I think Coca-Cola, Microsoft and BMW have done brilliantly at this. Their brands are sustainable because it’s about the brand, not the CEO’s brand. I also think there’s a strong case for choosing the next CEO from within the current pool of employees of that business.
THE ELEMENTS OF A STRONG CEO BRAND
- A fearless leader who motivates his/her employees into action
- A leader whose vision is simple and easy to follow
- A leader who rallies not only his employees but customers and clients too
- A leader who isn’t afraid to be in the media and on social media.
On the business side, here is what you should keep top of mind when building your corporate brand:
- Create a strong corporate identity. That doesn’t mean doing it yourself, get the professionals to do it. It’ll include your logo, collateral and how your brand lives online.

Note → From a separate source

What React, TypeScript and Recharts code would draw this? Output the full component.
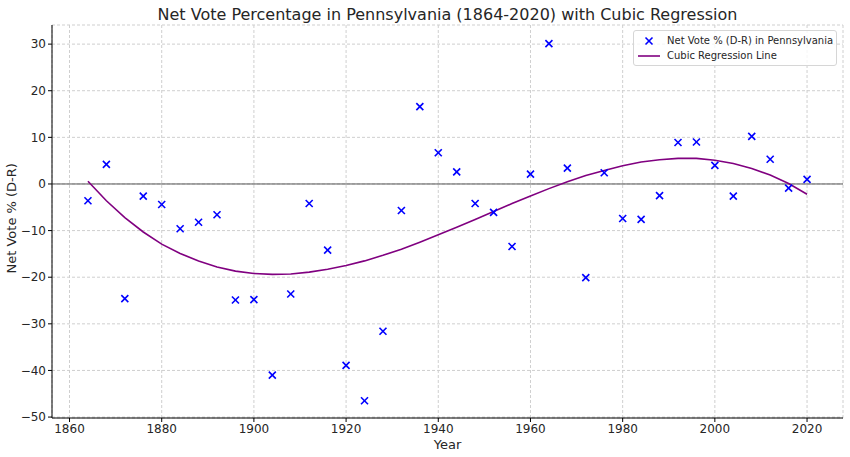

- Create your experience. It’s incredibly important that what you say is also experienced by your potential and current clients. This includes user experience offline and online.
- Run online thought leadership and PR. This is what builds credibility. It’s one thing for you to talk about yourself, but when others talk about you it builds your brand in a way that adds much needed credibility. This also increases your SEO because any online thought leader should be linking back to your website.
- Lastly, drive brand integration through your value-chain. When your audience and stakeholders see your brand they know you and what to expect.